WHAT IS NEEDED: Only the lines from the start of the data through the line with "from bokeh.resources import INLINE" belong in the copy. Restate them word for word, minus the pictures.

DATASET EXCERPT:

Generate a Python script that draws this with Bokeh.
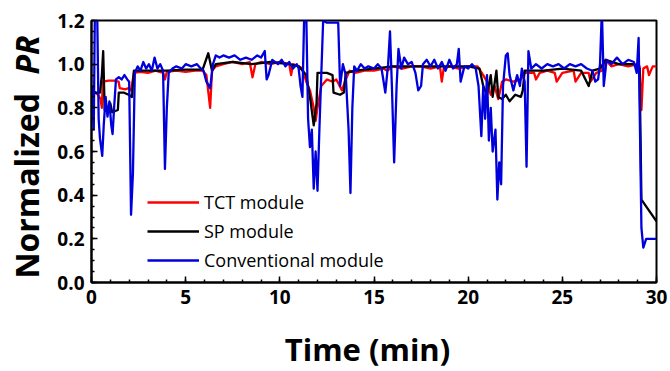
import math
from bokeh.plotting import figure
from bokeh.layouts import gridplot
from bokeh.models import (Range1d, FixedTicker, PrintfTickFormatter, Legend,
                          LegendItem, Label, ColumnDataSource)
from bokeh.embed import file_html
from bokeh.resources import INLINE

# (time in min, normalized PR)
tct_pts = [(0, 0.88), (0.1, 0.86), (0.2, 0.87), (0.35, 0.86), (0.48, 0.84), (0.55, 0.80), (0.6, 0.92),
           (0.9, 0.925), (1.2, 0.925), (1.44, 0.92), (1.5, 0.89), (1.8, 0.885), (1.97, 0.89), (2.1, 0.88),
           (2.25, 0.96), (2.6, 0.965), (3.0, 0.96), (3.4, 0.97), (3.8, 0.96), (3.9, 0.93), (4.0, 0.965),
           (4.5, 0.97), (5.0, 0.965), (5.5, 0.97), (5.9, 0.97), (6.1, 0.95), (6.3, 0.80), (6.4, 0.97),
           (6.6, 0.99), (7.0, 1.0), (7.5, 1.01), (8.0, 1.0), (8.4, 1.01), (8.55, 0.94), (8.7, 1.0),
           (9.0, 1.01), (9.5, 1.0), (10.0, 1.01), (10.5, 1.0), (10.6, 0.95), (10.7, 1.0), (11.0, 0.99),
           (11.2, 0.98), (11.4, 0.92), (11.6, 0.88), (11.8, 0.80), (11.9, 0.74), (12.0, 0.80), (12.2, 0.90),
           (12.5, 0.93), (12.8, 0.92), (13.0, 0.93), (13.3, 0.88), (13.5, 0.93), (13.7, 0.97), (14.0, 0.96),
           (14.5, 0.97), (15.0, 0.97), (15.5, 0.98), (15.7, 0.97), (16.0, 0.99), (16.5, 0.98), (17.0, 0.99),
           (17.5, 0.99), (18.0, 0.98), (18.5, 0.99), (18.6, 0.92), (18.7, 0.98), (19.0, 0.99), (19.5, 0.98),
           (20.0, 0.99), (20.5, 0.99), (20.8, 0.95), (21.0, 0.92), (21.2, 0.86), (21.4, 0.90), (21.6, 0.84),
           (21.8, 0.92), (22.0, 0.93), (22.4, 0.92), (22.8, 0.93), (23.0, 0.96), (23.5, 0.96), (23.6, 0.93),
           (23.8, 0.96), (24.2, 0.97), (24.6, 0.96), (24.7, 0.92), (25.0, 0.96), (25.6, 0.97), (25.7, 0.92),
           (26.0, 0.96), (26.4, 0.96), (26.5, 0.92), (26.8, 0.96), (27.1, 0.97), (27.3, 1.02), (27.6, 0.99),
           (28.0, 1.0), (28.5, 0.99), (29.0, 1.0), (29.1, 0.99), (29.2, 0.79), (29.3, 0.98), (29.5, 0.99),
           (29.6, 0.95), (29.8, 0.99), (30.0, 0.99)]

sp_pts = [(0, 0.88), (0.2, 0.87), (0.45, 0.87), (0.55, 0.95), (0.62, 1.06), (0.7, 0.79), (0.9, 0.78),
          (1.0, 0.82), (1.1, 0.78), (1.4, 0.79), (1.45, 0.87), (1.7, 0.87), (1.97, 0.86), (2.15, 0.85),
          (2.25, 0.97), (3.0, 0.97), (4.0, 0.97), (5.0, 0.975), (5.9, 0.975), (6.2, 1.05), (6.4, 0.97),
          (6.6, 1.0), (7.5, 1.01), (8.5, 1.0), (9.5, 1.01), (10.5, 1.0), (11.0, 0.99), (11.4, 0.95),
          (11.6, 0.85), (11.8, 0.72), (11.95, 0.82), (12.0, 0.96), (12.5, 0.96), (12.8, 0.95), (12.85, 0.87),
          (13.2, 0.86), (13.4, 0.87), (13.5, 0.96), (14.0, 0.97), (15.0, 0.98), (16.0, 0.99), (17.0, 0.99),
          (18.0, 0.99), (19.0, 0.99), (20.0, 0.99), (20.6, 0.98), (20.8, 0.90), (21.0, 0.86), (21.2, 0.95),
          (21.3, 0.85), (21.5, 0.97), (21.6, 0.85), (21.8, 0.84), (22.0, 0.86), (22.2, 0.83), (22.5, 0.86),
          (22.8, 0.85), (22.9, 0.88), (23.0, 0.97), (24.0, 0.97), (25.0, 0.98), (26.0, 0.97), (26.4, 0.90),
          (26.6, 0.97), (27.0, 0.98), (27.3, 1.02), (28.0, 1.0), (28.8, 1.0), (29.1, 0.98), (29.2, 0.38),
          (30.0, 0.28)]

conv_pts = [(0, 0.90), (0.05, 0.87), (0.12, 0.70), (0.18, 1.25), (0.3, 1.25), (0.38, 0.75), (0.45, 0.66),
            (0.57, 0.58), (0.65, 0.72), (0.75, 0.85), (0.85, 0.76), (0.95, 0.83), (1.05, 0.72), (1.12, 0.68),
            (1.2, 0.80), (1.3, 0.93), (1.45, 0.94), (1.6, 0.93), (1.75, 0.95), (1.9, 0.93), (2.0, 0.92),
            (2.1, 0.31), (2.2, 0.50), (2.3, 0.96), (2.45, 0.99), (2.6, 0.97), (2.75, 1.01), (2.9, 0.98),
            (3.05, 1.0), (3.2, 0.97), (3.35, 1.03), (3.5, 0.98), (3.65, 1.0), (3.8, 0.97), (3.9, 0.52),
            (4.0, 0.80), (4.1, 0.96), (4.3, 0.98), (4.5, 0.99), (4.8, 0.98), (5.0, 1.0), (5.3, 0.99),
            (5.6, 1.0), (5.8, 0.98), (5.95, 0.97), (6.1, 0.92), (6.3, 0.89), (6.45, 1.0), (6.6, 1.04),
            (6.8, 1.03), (7.0, 1.04), (7.3, 1.03), (7.6, 1.04), (7.9, 1.02), (8.2, 1.03), (8.5, 1.02),
            (8.8, 1.04), (9.0, 1.03), (9.2, 1.06), (9.3, 0.93), (9.4, 0.95), (9.6, 1.02), (9.9, 1.0),
            (10.1, 1.02), (10.3, 0.99), (10.5, 1.01), (10.7, 0.98), (10.9, 1.0), (11.0, 0.98), (11.1, 0.90),
            (11.2, 0.85), (11.3, 1.25), (11.4, 1.25), (11.5, 0.75), (11.6, 0.62), (11.7, 0.70), (11.8, 0.43),
            (11.9, 0.60), (12.0, 0.42), (12.1, 0.70), (12.2, 0.95), (12.3, 1.20), (12.5, 1.19), (12.8, 1.19),
            (13.1, 1.19), (13.2, 0.90), (13.35, 1.0), (13.5, 0.95), (13.65, 0.70), (13.75, 0.41), (13.85, 0.80),
            (13.95, 0.99), (14.1, 0.97), (14.3, 1.0), (14.5, 0.98), (14.7, 0.99), (15.0, 0.98), (15.2, 1.0),
            (15.4, 0.98), (15.6, 0.87), (15.75, 1.0), (15.85, 1.15), (15.95, 0.90), (16.07, 0.55), (16.2, 0.90),
            (16.3, 1.07), (16.45, 0.98), (16.6, 1.03), (16.8, 1.0), (17.0, 1.01), (17.2, 0.96), (17.35, 0.88),
            (17.5, 0.90), (17.6, 1.0), (17.8, 1.02), (18.0, 0.99), (18.2, 1.02), (18.4, 0.98), (18.6, 1.01),
            (18.8, 0.97), (19.0, 1.02), (19.2, 0.98), (19.4, 1.0), (19.5, 1.07), (19.6, 0.92), (19.8, 0.99),
            (20.0, 0.98), (20.2, 1.0), (20.4, 0.98), (20.55, 0.90), (20.7, 0.67), (20.8, 0.90), (20.9, 0.75),
            (21.0, 0.95), (21.1, 0.65), (21.2, 0.80), (21.3, 0.60), (21.45, 0.70), (21.55, 0.38), (21.65, 0.55),
            (21.75, 0.45), (21.85, 0.90), (22.0, 1.04), (22.1, 1.05), (22.2, 0.95), (22.4, 0.88), (22.6, 0.95),
            (22.75, 0.90), (22.85, 0.98), (23.0, 0.92), (23.1, 0.53), (23.2, 1.06), (23.35, 0.98), (23.6, 1.0),
            (23.9, 0.98), (24.2, 1.0), (24.5, 0.99), (24.8, 1.0), (25.1, 0.98), (25.4, 1.0), (25.7, 0.99),
            (26.0, 1.0), (26.3, 0.98), (26.6, 0.97), (26.75, 0.92), (26.9, 0.93), (27.0, 1.0), (27.1, 1.25),
            (27.2, 0.90), (27.35, 1.02), (27.6, 1.0), (27.9, 1.03), (28.2, 1.0), (28.5, 1.02), (28.8, 1.01),
            (28.95, 0.96), (29.05, 1.12), (29.2, 0.25), (29.3, 0.16), (29.45, 0.20), (30.0, 0.20)]

series_names = ["TCT module", "SP module", "Conventional module"]
series_colors = ["#FF0000", "#000000", "#0000DD"]
x_major_ticks = [0, 5, 10, 15, 20, 25, 30]
y_major_ticks = [0.0, 0.2, 0.4, 0.6, 0.8, 1.0, 1.2]
x_minor_step = 1.0
y_minor_step = 0.05

FONT = "Open Sans"
SIDE_W = 54
MAIN_W = 670 - SIDE_W
MAIN_H = 322      # 20 top + 262 frame + 40 tick labels
BOTTOM_H = 371 - MAIN_H

p = figure(width=MAIN_W, height=MAIN_H, output_backend="svg", toolbar_location=None,
           min_border_left=91 - SIDE_W, min_border_right=14, min_border_top=20, min_border_bottom=40,
           x_range=Range1d(0, 30), y_range=Range1d(0, 1.2))
p.grid.visible = False
p.outline_line_color = "black"
p.outline_line_width = 2
p.background_fill_color = "white"
p.border_fill_color = "white"

renderers = []
for pts, color in zip([tct_pts, sp_pts, conv_pts], series_colors):
    src = ColumnDataSource(dict(t=[a for a, b in pts], v=[b for a, b in pts]))
    r = p.line("t", "v", source=src, line_color=color, line_width=2.3, line_join="round")
    renderers.append(r)

x_minor = [i * x_minor_step for i in range(int(30 / x_minor_step) + 1)]
y_minor = [round(i * y_minor_step, 2) for i in range(int(round(1.2 / y_minor_step)) + 1)]
p.xaxis.ticker = FixedTicker(ticks=x_major_ticks, minor_ticks=x_minor)
p.yaxis.ticker = FixedTicker(ticks=y_major_ticks, minor_ticks=y_minor)
p.yaxis.formatter = PrintfTickFormatter(format="%.1f")
for ax in (p.xaxis[0], p.yaxis[0]):
    ax.axis_line_width = 2
    ax.axis_line_color = "black"
    ax.major_tick_in = 6
    ax.major_tick_out = 0
    ax.minor_tick_in = 3
    ax.minor_tick_out = 0
    ax.major_tick_line_width = 1.5
    ax.minor_tick_line_width = 1.5
    ax.major_label_text_font = FONT
    ax.major_label_text_font_style = "bold"
    ax.major_label_text_font_size = "19px"
    ax.major_label_text_color = "black"
    ax.major_label_standoff = 7

legend = Legend(items=[LegendItem(label=n, renderers=[r]) for n, r in zip(series_names, renderers)],
                location=(56, 10), padding=0, margin=0, spacing=5,
                glyph_width=52, glyph_height=20, label_height=20, label_standoff=5,
                label_text_font=FONT, label_text_font_size="18px", label_text_color="black",
                background_fill_alpha=0, border_line_alpha=0)
p.add_layout(legend)


def blank(w, h):
    f = figure(width=w, height=h, output_backend="svg", toolbar_location=None,
               min_border=0, x_axis_location=None, y_axis_location=None,
               x_range=Range1d(0, 1), y_range=Range1d(0, 1))
    f.grid.visible = False
    f.outline_line_color = None
    f.background_fill_color = "white"
    f.border_fill_color = "white"
    return f


# left panel: rotated y-axis title (frame aligned with the main frame; y from frame bottom)
side = blank(SIDE_W, MAIN_H)
side.add_layout(Label(x=26, y=4, x_units="screen", y_units="screen", text="Normalized",
                      angle=math.pi / 2, text_font=FONT, text_font_style="bold", text_font_size="32px",
                      text_align="left", text_baseline="middle", text_color="black"))
side.add_layout(Label(x=26, y=208, x_units="screen", y_units="screen", text="PR",
                      angle=math.pi / 2, text_font=FONT, text_font_style="bold italic", text_font_size="32px",
                      text_align="left", text_baseline="middle", text_color="black"))

# bottom panel: x-axis title (frame aligned horizontally with the main frame)
bottom = blank(MAIN_W, BOTTOM_H)
bottom.add_layout(Label(x=276, y=23, x_units="screen", y_units="screen", text="Time (min)",
                        text_font=FONT, text_font_style="bold", text_font_size="31px",
                        text_align="center", text_baseline="middle", text_color="black"))

layout = gridplot([[side, p], [None, bottom]], toolbar_location=None)
open("out.html", "w").write(file_html(layout, INLINE))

WRITTEN SOLUTION:
Generate a Python script that draws this with Bokeh.
import math
from bokeh.plotting import figure
from bokeh.layouts import gridplot
from bokeh.models import (Range1d, FixedTicker, PrintfTickFormatter, Legend,
                          LegendItem, Label, ColumnDataSource)
from bokeh.embed import file_html
from bokeh.resources import INLINE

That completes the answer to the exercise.